Ini bukan soal partai, juga bukan
soal negara semata, tapi human being ialah
kata kuncinya. Kitalah yang harus memacu perbaikan lewat pikiran dan
tindakan-tindakan yang mengarah pada skala kolektiv. Pemilihan umum seagung
apapun konsepnya tetap melahirkan kepemipinan yang begitu-begitu saja, partai
sekuat apapun memegang ideology akan tidak berguna jika kadernya mengarahkan
tindakan hanya pada benda mati. Hampir tidak ditemukan individu didalam partai
yang katanya sangat penting dalam konsep bernegara ini memiliki tindakan sosial
yang mengarah pada kepentingan orang banyak. Semua harus ditopang dengan cara
sederhana tanpa hentinya melakukan ilmu pembelajaran dan yurisprudensi,
sistematisasi administrasi yang mencakup keluasan konsep penyelenggaraan
pemerintahan, dan menyingkirkan keserakahan personal dalam membangun
kesejahteraan umum. Penggalan kalimat belakangan demikian klise, saya juga
malas mencantutnya, tapi tuntutan ilmu pengetahuan yang itu-itu saja ya memang
begitu.
Kaitanya dengan pemilihan, saya
tergolong orang yang optimis bahwa semakin kedepan pagelaran hajat demokrasi
akan semakin kehilangan pangsa pasarnya, rakyat sudah sedemikian jenuh. Jika bukan
karena kerja keras media dalam memanas-manasi atau lebih tepatnya mengangkangi publik
dengan slogan seolah-olah rakyat benar-benar butuh pemimpin baru-lah apalah,
toh di Indonesia yang ada hanya merah ketika pagi tapi jadi putih saat siang,
lalu jadi hitam jelang sore, malamnya jadi kelabu, Its “branding” guys. Branding?

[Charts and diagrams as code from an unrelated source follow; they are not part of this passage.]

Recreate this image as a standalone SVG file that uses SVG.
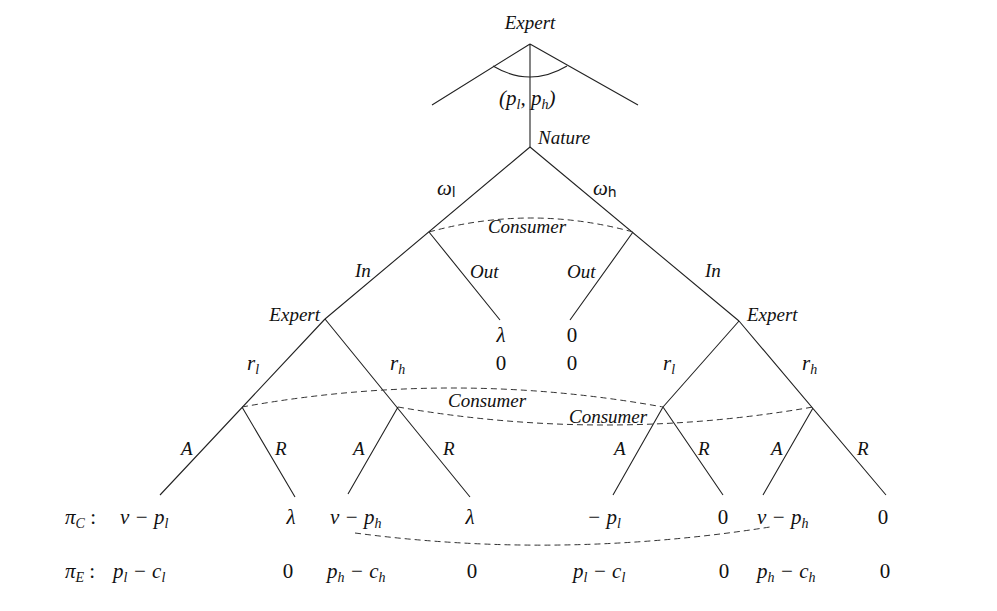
<svg xmlns="http://www.w3.org/2000/svg" width="997" height="611" viewBox="0 0 997 611">
<style>
.e{stroke:#222;stroke-width:1.1;fill:none}
.d{stroke:#333;stroke-width:1;fill:none;stroke-dasharray:6 4}
.l{font-family:"Liberation Serif",serif;font-style:italic;font-size:19px;fill:#111}
.m{font-family:"Liberation Serif",serif;font-size:21px;fill:#111}
.i{font-style:italic}
.s{font-size:14px}
</style>
<rect width="997" height="611" fill="#fff"/>
<g id="connectors">
<path class="e" d="M530,44 L432,105 M530,44 L638,105 M530,44 L530,147"/>
<path class="e" d="M493,66 Q530,88 567,66"/>
<path class="e" d="M530,147 L325,319 M530,147 L739,321"/>
<path class="e" d="M429,232 L500,320 M633,232 L570,320"/>
<path class="e" d="M325,319 L160,495 M325,319 L470,497 M242,407 L295,497 M398,407 L348,494"/>
<path class="e" d="M739,321 L663,407 M739,321 L886,495 M663,407 L613,495 M663,407 L723,495 M813,408 L763,495"/>
<path class="d" d="M429,232 Q531,204 633,232"/>
<path class="d" d="M242,407 Q452,369 663,407"/>
<path class="d" d="M398,407 Q605,443 813,407"/>
<path class="d" d="M355,533 Q560,560 770,527"/>
<text class="m i" x="437" y="195">ω<tspan class="s" font-style="normal" font-family="'DejaVu Sans',sans-serif" dy="2">l</tspan></text>
<text class="m i" x="593" y="195">ω<tspan class="s" font-style="normal" font-family="'DejaVu Sans',sans-serif" dy="2">h</tspan></text>
<text class="l" x="355" y="277">In</text>
<text class="l" x="705" y="277">In</text>
<text class="l" x="470" y="278">Out</text>
<text class="l" x="567" y="278">Out</text>
<text class="m i" x="247" y="370">r<tspan class="s" dy="4">l</tspan></text>
<text class="m i" x="390" y="370">r<tspan class="s" dy="4">h</tspan></text>
<text class="m i" x="663" y="370">r<tspan class="s" dy="4">l</tspan></text>
<text class="m i" x="802" y="370">r<tspan class="s" dy="4">h</tspan></text>
<text class="l" x="181" y="455">A</text>
<text class="l" x="275" y="455">R</text>
<text class="l" x="353" y="455">A</text>
<text class="l" x="443" y="455">R</text>
<text class="l" x="614" y="455">A</text>
<text class="l" x="698" y="455">R</text>
<text class="l" x="771" y="455">A</text>
<text class="l" x="857" y="455">R</text>
</g>
<g id="expert-root">
<text class="l" x="530" y="29" text-anchor="middle">Expert</text>
<text class="m i" x="499" y="105" font-size="22">(p<tspan class="s" dy="4">l</tspan><tspan dy="-4">, p</tspan><tspan class="s" dy="4">h</tspan><tspan dy="-4">)</tspan></text>
</g>
<g id="nature"><text class="l" x="538" y="144">Nature</text></g>
<g id="consumer-top"><text class="l" x="527" y="233" text-anchor="middle">Consumer</text></g>
<g id="expert-left"><text class="l" x="320" y="321" text-anchor="end">Expert</text></g>
<g id="expert-right"><text class="l" x="747" y="321">Expert</text></g>
<g id="out-left-leaf">
<text class="m i" x="501" y="342" text-anchor="middle">λ</text>
<text class="m" x="501" y="370" text-anchor="middle">0</text>
</g>
<g id="out-right-leaf">
<text class="m" x="572" y="342" text-anchor="middle">0</text>
<text class="m" x="572" y="370" text-anchor="middle">0</text>
</g>
<g id="consumer-low-1"><text class="l" x="448" y="407">Consumer</text></g>
<g id="consumer-low-2"><text class="l" x="569" y="423">Consumer</text></g>
<g id="payoffs">
<text class="m" x="65" y="524"><tspan class="i">π</tspan><tspan class="s i" dy="4">C</tspan><tspan dy="-4"> :</tspan></text>
<text class="m i" x="120" y="524">v − p<tspan class="s" dy="4">l</tspan></text>
<text class="m i" x="291" y="524" text-anchor="middle">λ</text>
<text class="m i" x="330" y="524">v − p<tspan class="s" dy="4">h</tspan></text>
<text class="m i" x="470" y="524" text-anchor="middle">λ</text>
<text class="m i" x="587" y="524">− p<tspan class="s" dy="4">l</tspan></text>
<text class="m" x="723" y="524" text-anchor="middle">0</text>
<text class="m i" x="757" y="524">v − p<tspan class="s" dy="4">h</tspan></text>
<text class="m" x="883" y="524" text-anchor="middle">0</text>
<text class="m" x="65" y="578"><tspan class="i">π</tspan><tspan class="s i" dy="4">E</tspan><tspan dy="-4"> :</tspan></text>
<text class="m i" x="113" y="578">p<tspan class="s" dy="4">l</tspan><tspan dy="-4"> − c</tspan><tspan class="s" dy="4">l</tspan></text>
<text class="m" x="288" y="578" text-anchor="middle">0</text>
<text class="m i" x="327" y="578">p<tspan class="s" dy="4">h</tspan><tspan dy="-4"> − c</tspan><tspan class="s" dy="4">h</tspan></text>
<text class="m" x="472" y="578" text-anchor="middle">0</text>
<text class="m i" x="573" y="578">p<tspan class="s" dy="4">l</tspan><tspan dy="-4"> − c</tspan><tspan class="s" dy="4">l</tspan></text>
<text class="m" x="724" y="578" text-anchor="middle">0</text>
<text class="m i" x="757" y="578">p<tspan class="s" dy="4">h</tspan><tspan dy="-4"> − c</tspan><tspan class="s" dy="4">h</tspan></text>
<text class="m" x="885" y="578" text-anchor="middle">0</text>
</g>
</svg>
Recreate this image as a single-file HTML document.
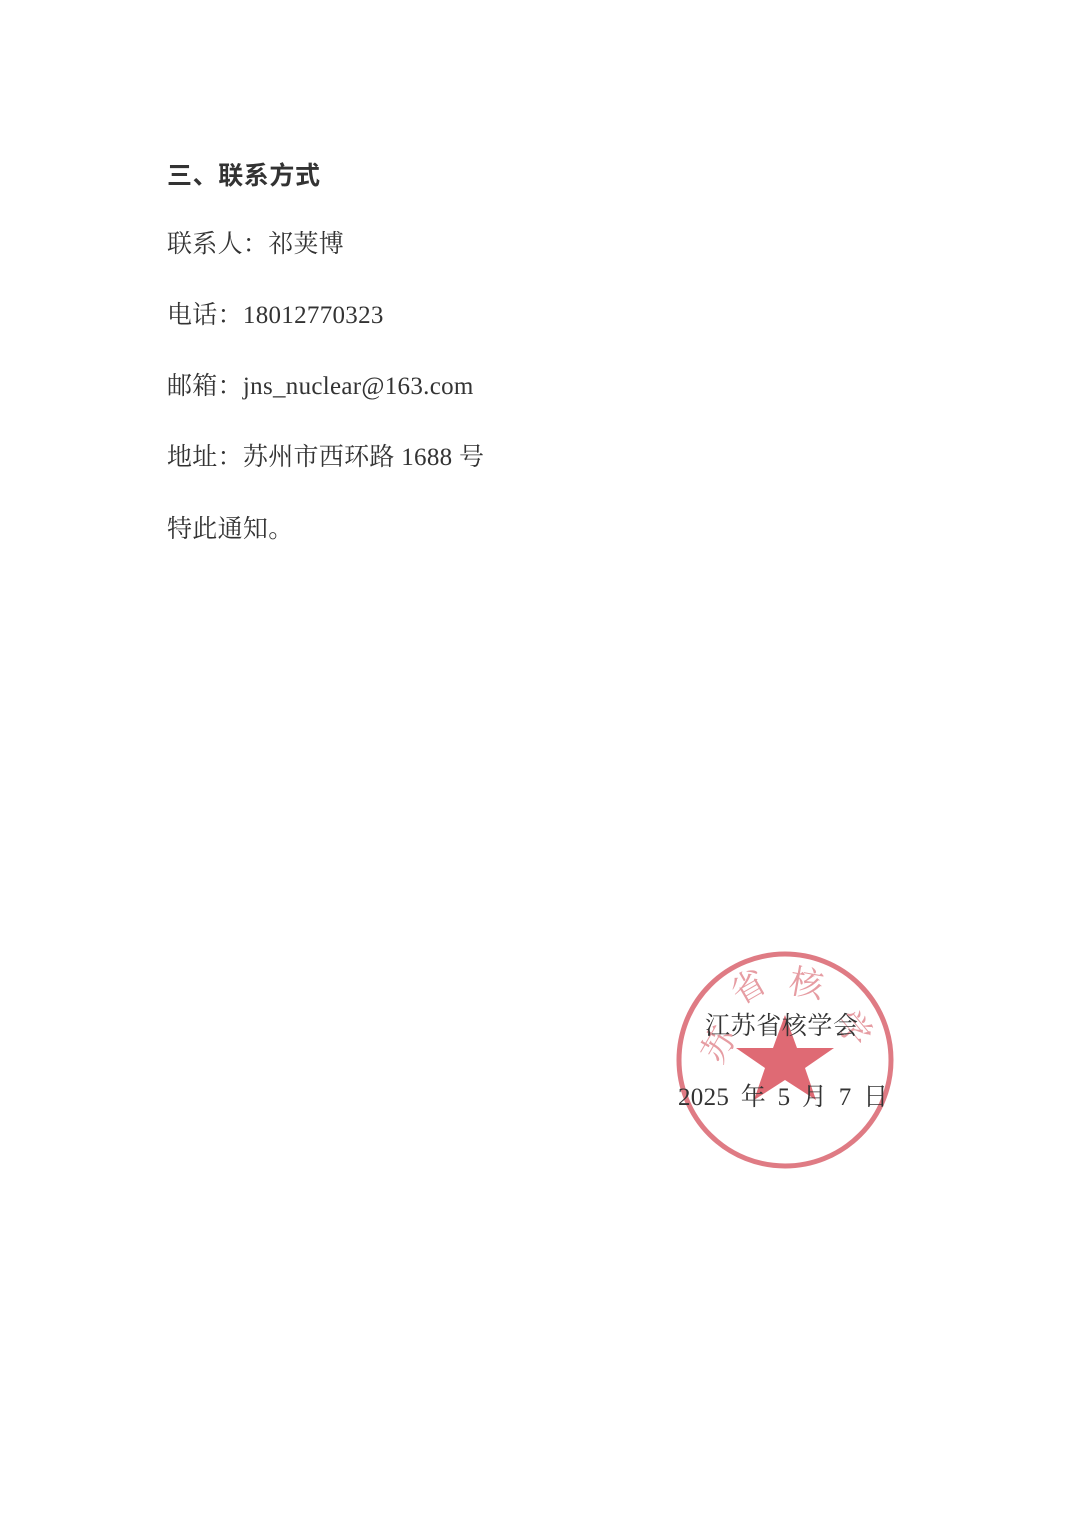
<!DOCTYPE html>
<html><head><meta charset="utf-8"><style>
html,body{margin:0;padding:0;background:#fff;}
body{width:1080px;height:1525px;position:relative;overflow:hidden;font-family:"Liberation Serif","Noto Serif CJK SC",serif;color:#333;}
.t{position:absolute;left:167px;font-size:25px;line-height:30px;white-space:nowrap;letter-spacing:0.3px;}
.b{font-family:"Noto Sans CJK SC",sans-serif;font-weight:bold;letter-spacing:0.6px;}
</style></head><body>
<div class="t b" style="top:159px;">三、联系方式</div>
<div class="t" style="top:230px;">联系人：祁荚博</div>
<div class="t" style="top:301px;">电话：18012770323</div>
<div class="t" style="top:372px;">邮箱：jns_nuclear@163.com</div>
<div class="t" style="top:443px;">地址：苏州市西环路 1688 号</div>
<div class="t" style="top:515px;">特此通知。</div>
<svg style="position:absolute;left:0;top:0" width="1080" height="1525">
<circle cx="785" cy="1060" r="106" fill="none" stroke="#d9646e" stroke-width="5" opacity="0.85"/>
<polygon points="785,1015 797,1048 834,1048 805,1068 816,1100 785,1080 754,1100 765,1068 736,1048 773,1048" fill="#d9505c" opacity="0.85"/>
<g fill="#e0848c" font-size="34" font-family="Noto Serif CJK SC,serif" opacity="0.8">
<text x="700" y="1060" transform="rotate(-60 715 1045)">苏</text>
<text x="730" y="1000" transform="rotate(-30 745 985)">省</text>
<text x="790" y="995" transform="rotate(10 805 980)">核</text>
<text x="840" y="1040" transform="rotate(50 855 1025)">学</text>
</g>
</svg>
<div class="t" style="left:705px;top:1012px;font-size:25px;letter-spacing:0.6px;">江苏省核学会</div>
<div class="t" style="left:678px;top:1083px;font-size:25px;word-spacing:5px;">2025 年 5 月 7 日</div>
</body></html>
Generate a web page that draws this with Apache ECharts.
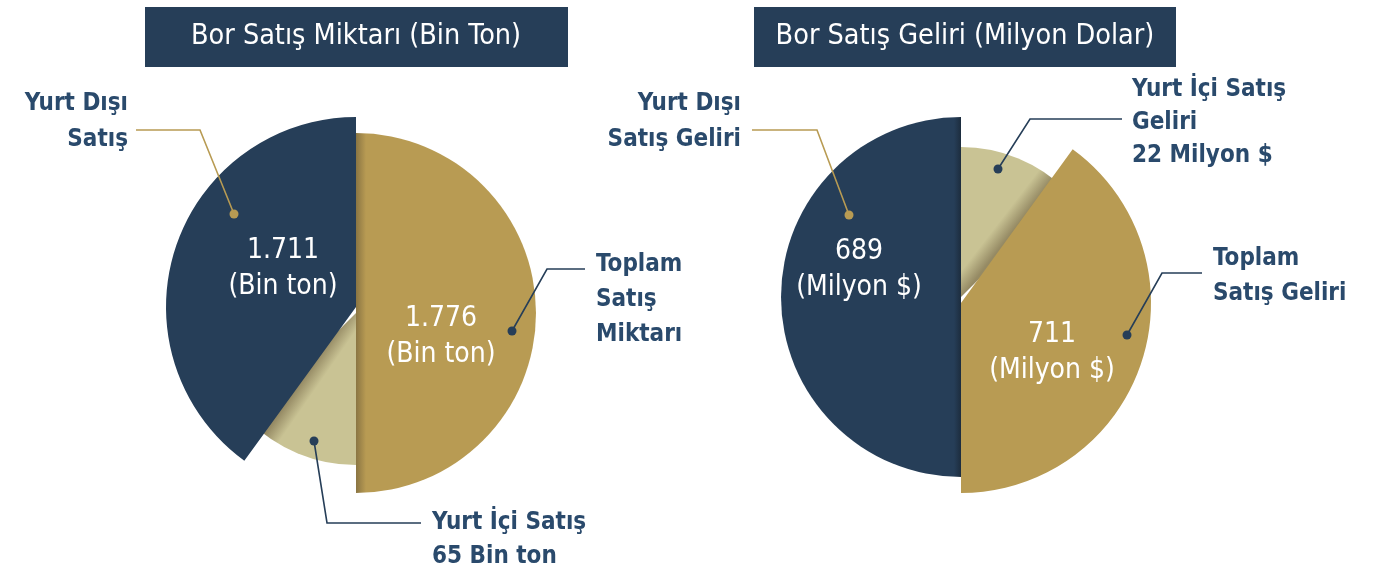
<!DOCTYPE html>
<html><head><meta charset="utf-8">
<script src="https://cdn.jsdelivr.net/npm/echarts@6/dist/echarts.min.js"></script>
<style>html,body{margin:0;padding:0;background:#fff}#c{width:1376px;height:573px}</style>
</head><body><div id="c"></div>
<script>
// ---- data ----
const titles = ['Bor Satış Miktarı (Bin Ton)', 'Bor Satış Geliri (Milyon Dolar)'];
const leftNames = ['Toplam\nSatış\nMiktarı', 'Yurt Dışı\nSatış', 'Yurt İçi Satış'];
const leftValues = [1776, 1711, 65];
const leftUnit = 'Bin ton';
const rightNames = ['Toplam\nSatış Geliri', 'Yurt Dışı\nSatış Geliri', 'Yurt İçi Satış\nGeliri'];
const rightValues = [711, 689, 22];
const rightUnit = 'Milyon $';

// ---- style ----
const NAVY = '#263e58', GOLD = '#b89b53', BEIGE = '#c9c394', TXT = '#2a4a6c';
const FONT = '"DejaVu Sans Condensed","Liberation Sans Narrow",Roboto,sans-serif';
const fmt = v => String(v).replace(/\B(?=(\d{3})+(?!\d))/g, '.');
const grad = (x, y, x2, y2, c0, c1) => ({type: 'linear', x: x, y: y, x2: x2, y2: y2, global: true,
  colorStops: [{offset: 0, color: c0}, {offset: 1, color: c1}]});

function slice(name, value, color, center, r, start, end, z) {
  return {
    type: 'pie', center: center, radius: [0, r], startAngle: start, endAngle: end,
    clockwise: true, silent: true, animation: false, z: z,
    label: {show: false}, labelLine: {show: false},
    itemStyle: {color: color, borderWidth: 0},
    data: [{name: name, value: value}]
  };
}

const series = [
  // left chart
  slice(leftNames[2], leftValues[2], grad(297, 388, 310, 397, '#958a64', BEIGE), [356, 313], 152, 270, 225, 1),
  slice(leftNames[0], leftValues[0], grad(356, 0, 366, 0, '#8a7543', GOLD), [356, 313], 180, 90, -90, 2),
  slice(leftNames[1], leftValues[1], NAVY, [356, 307], 190, 234, 90, 3),
  // right chart
  slice(rightNames[2], rightValues[2], grad(1032, 206, 1019, 196, '#958a64', BEIGE), [961, 297], 150, 90, 45, 1),
  slice(rightNames[1], rightValues[1], grad(962, 0, 954, 0, '#1b2a3a', NAVY), [961, 297], 180, 270, 90, 2),
  slice(rightNames[0], rightValues[0], GOLD, [961, 303], 190, 54, -90, 3)
];

function txt(text, x, y, opt) {
  return {type: 'text', z: 100, style: Object.assign({
    text: text, x: x, y: y, font: 'bold 24px ' + FONT, fill: TXT,
    textAlign: 'left', textVerticalAlign: 'middle', lineHeight: 35
  }, opt || {})};
}
function leader(points, color) {
  const p = points[points.length - 1];
  return [
    {type: 'polyline', z: 90, shape: {points: points}, style: {stroke: color, lineWidth: 1.6, fill: null}},
    {type: 'circle', z: 91, shape: {cx: p[0], cy: p[1], r: 4.5}, style: {fill: color}}
  ];
}
const inner = {fill: '#ffffff', font: '28px ' + FONT, textAlign: 'center', lineHeight: 36};

const graphic = [
  {type: 'rect', shape: {x: 145, y: 7, width: 423, height: 60}, style: {fill: NAVY}},
  {type: 'rect', shape: {x: 754, y: 7, width: 422, height: 60}, style: {fill: NAVY}},
  txt(titles[0], 356, 37, {fill: '#fff', font: '28.5px ' + FONT, textAlign: 'center'}),
  txt(titles[1], 965, 37, {fill: '#fff', font: '28.5px ' + FONT, textAlign: 'center'}),
  // left chart
  txt(fmt(leftValues[1]) + '\n(' + leftUnit + ')', 283, 269, inner),
  txt(fmt(leftValues[0]) + '\n(' + leftUnit + ')', 441, 337, inner),
  txt(leftNames[1], 128, 122, {textAlign: 'right', lineHeight: 36}),
  txt(leftNames[0], 596, 300),
  txt(leftNames[2] + '\n' + leftValues[2] + ' ' + leftUnit, 432, 540, {lineHeight: 34}),
  ...leader([[136, 130], [200, 130], [234, 214]], GOLD),
  ...leader([[585, 269], [547, 269], [512, 331]], NAVY),
  ...leader([[421, 523], [327, 523], [314, 441]], NAVY),
  // right chart
  txt(fmt(rightValues[1]) + '\n(' + rightUnit + ')', 859, 270, inner),
  txt(fmt(rightValues[0]) + '\n(' + rightUnit + ')', 1052, 353, inner),
  txt(rightNames[1], 741, 122, {textAlign: 'right', lineHeight: 36}),
  txt(rightNames[2] + '\n' + rightValues[2] + ' ' + rightUnit, 1132, 123, {lineHeight: 33}),
  txt(rightNames[0], 1213, 276),
  ...leader([[752, 130], [817, 130], [849, 215]], GOLD),
  ...leader([[1122, 119], [1030, 119], [998, 169]], NAVY),
  ...leader([[1202, 273], [1162, 273], [1127, 335]], NAVY)
];

const chart = echarts.init(document.getElementById('c'), null, {renderer: 'canvas'});
chart.setOption({animation: false, series: series, graphic: graphic});
</script></body></html>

Berarti monyet juga bisa dijadikan manusia dong? Ya bisa, tapi tidak se ekstrim
itulah.
Pencitraan sedang marak-maraknya,
media jadi pelopor desain tersebut, outputnya rakyat akan secara berangsur-angsur
kehilangan selera memilih calon pemimpin yang ideal, ini sangat disayangkan
tapi alat ukur mengantarkannya pada situasi tersebut. Memang selain rasulullah
tidak ada lagi sosok pemimpin yang azzijun alaihi ma anitum haritsum alaikum
bil mu'minina roufur rohim, yakni yang hatinya penuh kasih sayang, dan berat
terhadap penderitaan rakyat dan umatnya. Pada akhirnya tidak ada lagi yang penting
selain terus menerus berhubungan dengan tuhan dan meneladani rasulullah sebagai
mahluk mutiara terbaik ciptaannya, diluar itu, semuanya harus disikapi
biasa-biasa saja. Jangan risau bupati berganti, gubernur ganti, presiden ganti,
atau negara sekalipun, karena kita bukan menggantungkan diri kepada semua itu,
sekaya dan seberpengaruh apapun kapasitasnya. Ok lah keep calm.